Supplied data »

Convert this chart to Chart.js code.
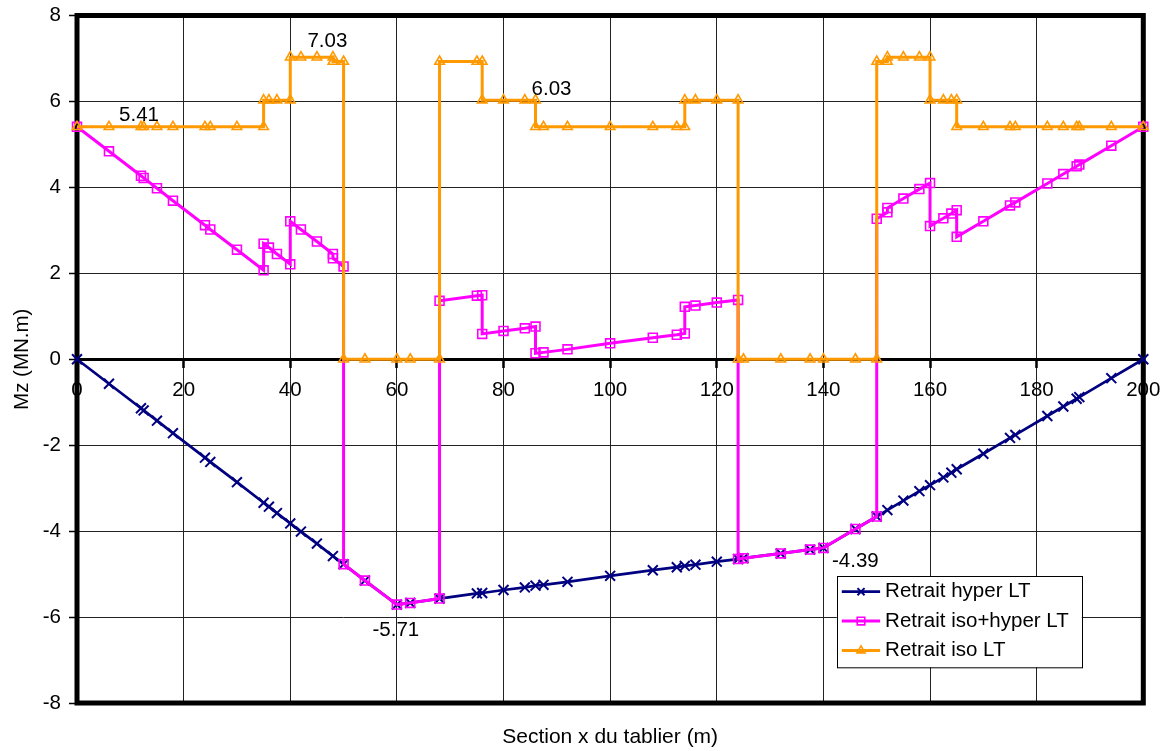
<!DOCTYPE html>
<html>
<head>
<meta charset="utf-8">
<script src="https://cdn.jsdelivr.net/npm/chart.js@4.4.0/dist/chart.umd.min.js"></script>
<style>
html,body{margin:0;padding:0;background:#fff;}
canvas{display:block;}
</style>
</head>
<body>
<canvas id="c" width="1168" height="751"></canvas>
<script>
// ---------- DATA ----------
const seriesNames = ['Retrait hyper LT', 'Retrait iso+hyper LT', 'Retrait iso LT'];
const xTickValues = [0, 20, 40, 60, 80, 100, 120, 140, 160, 180, 200];
const yTickValues = [-8, -6, -4, -2, 0, 2, 4, 6, 8];
const xAxisTitle = 'Section x du tablier (m)';
const yAxisTitle = 'Mz (MN.m)';

// Retrait hyper LT
const hyperX = [0, 6, 12, 12.5, 15, 18, 24, 25, 30, 35, 36, 37.5, 40, 42, 45, 48, 50,
  54, 60, 62.5, 68, 75, 76, 80, 84, 86, 87.5, 92, 100, 108, 112.5, 114, 116, 120, 124,
  125, 132, 137.5, 140, 146, 150, 152, 155, 158, 160, 162.5, 164, 165, 170, 175, 176,
  182, 185, 187.5, 188, 194, 200];
const hyperY = [0, -0.57, -1.14, -1.19, -1.43, -1.72, -2.29, -2.39, -2.86, -3.34, -3.43, -3.58, -3.82, -4.01, -4.29, -4.58, -4.77,
  -5.15, -5.71, -5.67, -5.57, -5.45, -5.44, -5.37, -5.31, -5.27, -5.25, -5.18, -5.04, -4.91, -4.84, -4.81, -4.78, -4.71, -4.65,
  -4.63, -4.52, -4.43, -4.39, -3.95, -3.66, -3.51, -3.29, -3.07, -2.93, -2.75, -2.64, -2.56, -2.20, -1.83, -1.76,
  -1.32, -1.10, -0.92, -0.88, -0.44, 0];

// Retrait iso+hyper LT
const isoHyperX = [0, 6, 12, 12.5, 15, 18, 24, 25, 30, 35,
  35, 36, 37.5, 40,
  40, 42, 45, 48,
  48, 50,
  50, 54, 60, 62.5, 68,
  68, 75, 76,
  76, 80, 84, 86,
  86, 87.5, 92, 100, 108, 112.5, 114,
  114, 116, 120, 124,
  124, 125, 132, 137.5, 140, 146, 150,
  150, 152,
  152, 155, 158, 160,
  160, 162.5, 164, 165,
  165, 170, 175, 176, 182, 185, 187.5, 188, 194, 200];
const isoHyperY = [5.41, 4.84, 4.27, 4.22, 3.98, 3.69, 3.12, 3.02, 2.55, 2.07,
  2.69, 2.60, 2.45, 2.21,
  3.21, 3.02, 2.74, 2.45,
  2.35, 2.16,
  -4.77, -5.15, -5.71, -5.67, -5.57,
  1.36, 1.48, 1.49,
  0.59, 0.66, 0.72, 0.76,
  0.14, 0.16, 0.23, 0.37, 0.50, 0.57, 0.60,
  1.22, 1.25, 1.32, 1.38,
  -4.65, -4.63, -4.52, -4.43, -4.39, -3.95, -3.66,
  3.27, 3.42,
  3.52, 3.74, 3.96, 4.10,
  3.10, 3.28, 3.39, 3.47,
  2.85, 3.21, 3.58, 3.65, 4.09, 4.31, 4.49, 4.53, 4.97, 5.41];

// Retrait iso LT
const isoX = [0, 6, 12, 12.5, 15, 18, 24, 25, 30, 35,
  35, 36, 37.5, 40,
  40, 42, 45, 48,
  48, 50,
  50, 54, 60, 62.5, 68,
  68, 75, 76,
  76, 80, 84, 86,
  86, 87.5, 92, 100, 108, 112.5, 114,
  114, 116, 120, 124,
  124, 125, 132, 137.5, 140, 146, 150,
  150, 152,
  152, 155, 158, 160,
  160, 162.5, 164, 165,
  165, 170, 175, 176, 182, 185, 187.5, 188, 194, 200];
const isoY = [5.41, 5.41, 5.41, 5.41, 5.41, 5.41, 5.41, 5.41, 5.41, 5.41,
  6.03, 6.03, 6.03, 6.03,
  7.03, 7.03, 7.03, 7.03,
  6.93, 6.93,
  0, 0, 0, 0, 0,
  6.93, 6.93, 6.93,
  6.03, 6.03, 6.03, 6.03,
  5.41, 5.41, 5.41, 5.41, 5.41, 5.41, 5.41,
  6.03, 6.03, 6.03, 6.03,
  0, 0, 0, 0, 0, 0, 0,
  6.93, 6.93,
  7.03, 7.03, 7.03, 7.03,
  6.03, 6.03, 6.03, 6.03,
  5.41, 5.41, 5.41, 5.41, 5.41, 5.41, 5.41, 5.41, 5.41, 5.41];

// ---------- CHART ----------
const FONT = '"Liberation Sans", Arial, sans-serif';
const toPoints = (xs, ys) => xs.map((x, i) => ({ x: x, y: ys[i] }));

const labelSpecs = [
  { ds: 2, idx: isoX.indexOf(12), dx: -2, dy: -11 },
  { ds: 2, idx: isoX.indexOf(48), dx: -5.5, dy: -16 },
  { ds: 2, idx: isoX.indexOf(86), dx: 16, dy: -11 },
  { ds: 0, idx: hyperX.indexOf(60), dx: -1, dy: 26 },
  { ds: 0, idx: hyperX.indexOf(140), dx: 32, dy: 13.5 }
];

const plotBorder = {
  id: 'plotBorder',
  beforeDatasetsDraw(chart) {
    const { ctx, chartArea: a } = chart;
    ctx.save();
    ctx.strokeStyle = '#000';
    ctx.lineWidth = 5;
    ctx.strokeRect(a.left, a.top, a.right - a.left, a.bottom - a.top);
    ctx.restore();
  }
};

const valueLabels = {
  id: 'valueLabels',
  afterDatasetsDraw(chart) {
    const ctx = chart.ctx;
    ctx.save();
    ctx.font = '20.5px ' + FONT;
    ctx.fillStyle = '#000';
    ctx.textAlign = 'center';
    ctx.textBaseline = 'middle';
    labelSpecs.forEach(s => {
      const el = chart.getDatasetMeta(s.ds).data[s.idx];
      const v = chart.data.datasets[s.ds].data[s.idx].y;
      ctx.fillText(v.toFixed(2), el.x + s.dx, el.y + s.dy);
    });
    ctx.restore();
  }
};

function drawMarker(ctx, ds, x, y, r) {
  const H = Chart.helpers;
  ctx.strokeStyle = ds.pointBorderColor || ds.borderColor;
  ctx.fillStyle = ds.pointBackgroundColor || 'rgba(0,0,0,0)';
  ctx.lineWidth = ds.pointBorderWidth;
  if (H && H.drawPoint) {
    H.drawPoint(ctx, { pointStyle: ds.pointStyle, radius: r, rotation: 0, borderWidth: ds.pointBorderWidth }, x, y);
  }
}

const boxLegend = {
  id: 'boxLegend',
  afterDraw(chart) {
    const { ctx, chartArea: a } = chart;
    const bx = a.right - 306.5, by = a.bottom - 127, bw = 245, bh = 91.3;
    ctx.save();
    ctx.fillStyle = '#fff';
    ctx.fillRect(bx, by, bw, bh);
    ctx.strokeStyle = '#000';
    ctx.lineWidth = 1;
    ctx.strokeRect(Math.round(bx) + 0.5, Math.round(by) + 0.5, bw, bh);
    chart.data.datasets.forEach((ds, i) => {
      const y = by + 15.7 + i * 29.4;
      ctx.strokeStyle = ds.borderColor;
      ctx.lineWidth = ds.borderWidth;
      ctx.beginPath();
      ctx.moveTo(bx + 5, y);
      ctx.lineTo(bx + 43.3, y);
      ctx.stroke();
      drawMarker(ctx, ds, bx + 24.2, y, i === 0 ? 5 : ds.pointRadius * 0.85);
      ctx.fillStyle = '#000';
      ctx.font = '20.5px ' + FONT;
      ctx.textAlign = 'left';
      ctx.textBaseline = 'middle';
      ctx.fillText(ds.label, bx + 48.3, y);
    });
    ctx.restore();
  }
};

new Chart(document.getElementById('c'), {
  type: 'line',
  data: {
    datasets: [
      {
        label: seriesNames[0],
        data: toPoints(hyperX, hyperY),
        borderColor: '#000080',
        backgroundColor: '#000080',
        borderWidth: 2.75,
        pointStyle: 'crossRot',
        pointRadius: 7,
        pointBorderWidth: 2,
        pointBorderColor: '#000080',
        pointBackgroundColor: '#000080',
        tension: 0,
        clip: false,
        order: 3
      },
      {
        label: seriesNames[1],
        data: toPoints(isoHyperX, isoHyperY),
        borderColor: '#FF00FF',
        backgroundColor: '#FF00FF',
        borderWidth: 3,
        pointStyle: 'rect',
        pointRadius: 6.3,
        pointBorderWidth: 1.6,
        pointBorderColor: '#FF00FF',
        pointBackgroundColor: 'rgba(0,0,0,0)',
        tension: 0,
        clip: false,
        order: 2
      },
      {
        label: seriesNames[2],
        data: toPoints(isoX, isoY),
        borderColor: '#FF9900',
        backgroundColor: '#FF9900',
        borderWidth: 3,
        pointStyle: 'triangle',
        pointRadius: 5.5,
        pointBorderWidth: 1.6,
        pointBorderColor: '#FF9900',
        pointBackgroundColor: 'rgba(0,0,0,0)',
        tension: 0,
        clip: false,
        order: 1
      }
    ]
  },
  options: {
    responsive: false,
    animation: false,
    devicePixelRatio: 1,
    events: [],
    layout: { padding: { left: 0, right: 24.7, top: 15.5, bottom: 0 } },
    plugins: {
      legend: { display: false },
      tooltip: { enabled: false },
      title: {
        display: true,
        position: 'bottom',
        fullSize: false,
        text: xAxisTitle,
        color: '#000',
        font: { family: FONT, size: 21, weight: 'normal', lineHeight: 1.2 },
        padding: { top: 21.4, bottom: 1.4 }
      }
    },
    scales: {
      x: {
        type: 'linear',
        position: { y: 0 },
        min: 0,
        max: 200,
        afterBuildTicks(scale) { scale.ticks = xTickValues.map(v => ({ value: v })); },
        afterFit(scale) {
          scale.height = 0;
          scale.paddingLeft = 0; scale.paddingRight = 0;
          scale.paddingTop = 0; scale.paddingBottom = 0;
        },
        ticks: {
          autoSkip: false,
          maxRotation: 0,
          minRotation: 0,
          padding: 11.5,
          color: '#000',
          font: { family: FONT, size: 20.5, lineHeight: 1.2 },
          callback: v => String(v)
        },
        grid: {
          color: '#222',
          lineWidth: 1,
          tickLength: 7,
          tickColor: '#000',
          tickWidth: 2.5
        },
        border: { display: true, color: '#000', width: 3 }
      },
      y: {
        type: 'linear',
        position: 'left',
        min: -8,
        max: 8,
        afterBuildTicks(scale) { scale.ticks = yTickValues.map(v => ({ value: v })); },
        afterFit(scale) {
          scale.width = 77;
          scale.paddingTop = 0; scale.paddingBottom = 0;
          scale.paddingLeft = 0; scale.paddingRight = 0;
        },
        ticks: {
          autoSkip: false,
          padding: 8,
          color: '#000',
          font: { family: FONT, size: 20.5, lineHeight: 1.2 },
          callback: v => String(v)
        },
        grid: {
          color: '#222',
          lineWidth: 1,
          tickLength: 8,
          tickColor: '#000',
          tickWidth: 1.5
        },
        border: { display: false },
        title: {
          display: true,
          text: yAxisTitle,
          color: '#000',
          font: { family: FONT, size: 20.5, weight: 'normal', lineHeight: 1.2 },
          padding: { top: 10.2, bottom: 0 }
        }
      }
    }
  },
  plugins: [plotBorder, valueLabels, boxLegend]
});
</script>
</body>
</html>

Task statement » With the pictures left out, restate word for word every line of the data above, from the first down to the line that contains "-1.32, -1.10, -0.92, -0.88, -0.44, 0];".

Reply »
Convert this chart to Chart.js code.
<!DOCTYPE html>
<html>
<head>
<meta charset="utf-8">
<script src="https://cdn.jsdelivr.net/npm/chart.js@4.4.0/dist/chart.umd.min.js"></script>
<style>
html,body{margin:0;padding:0;background:#fff;}
canvas{display:block;}
</style>
</head>
<body>
<canvas id="c" width="1168" height="751"></canvas>
<script>
// ---------- DATA ----------
const seriesNames = ['Retrait hyper LT', 'Retrait iso+hyper LT', 'Retrait iso LT'];
const xTickValues = [0, 20, 40, 60, 80, 100, 120, 140, 160, 180, 200];
const yTickValues = [-8, -6, -4, -2, 0, 2, 4, 6, 8];
const xAxisTitle = 'Section x du tablier (m)';
const yAxisTitle = 'Mz (MN.m)';

// Retrait hyper LT
const hyperX = [0, 6, 12, 12.5, 15, 18, 24, 25, 30, 35, 36, 37.5, 40, 42, 45, 48, 50,
  54, 60, 62.5, 68, 75, 76, 80, 84, 86, 87.5, 92, 100, 108, 112.5, 114, 116, 120, 124,
  125, 132, 137.5, 140, 146, 150, 152, 155, 158, 160, 162.5, 164, 165, 170, 175, 176,
  182, 185, 187.5, 188, 194, 200];
const hyperY = [0, -0.57, -1.14, -1.19, -1.43, -1.72, -2.29, -2.39, -2.86, -3.34, -3.43, -3.58, -3.82, -4.01, -4.29, -4.58, -4.77,
  -5.15, -5.71, -5.67, -5.57, -5.45, -5.44, -5.37, -5.31, -5.27, -5.25, -5.18, -5.04, -4.91, -4.84, -4.81, -4.78, -4.71, -4.65,
  -4.63, -4.52, -4.43, -4.39, -3.95, -3.66, -3.51, -3.29, -3.07, -2.93, -2.75, -2.64, -2.56, -2.20, -1.83, -1.76,
  -1.32, -1.10, -0.92, -0.88, -0.44, 0];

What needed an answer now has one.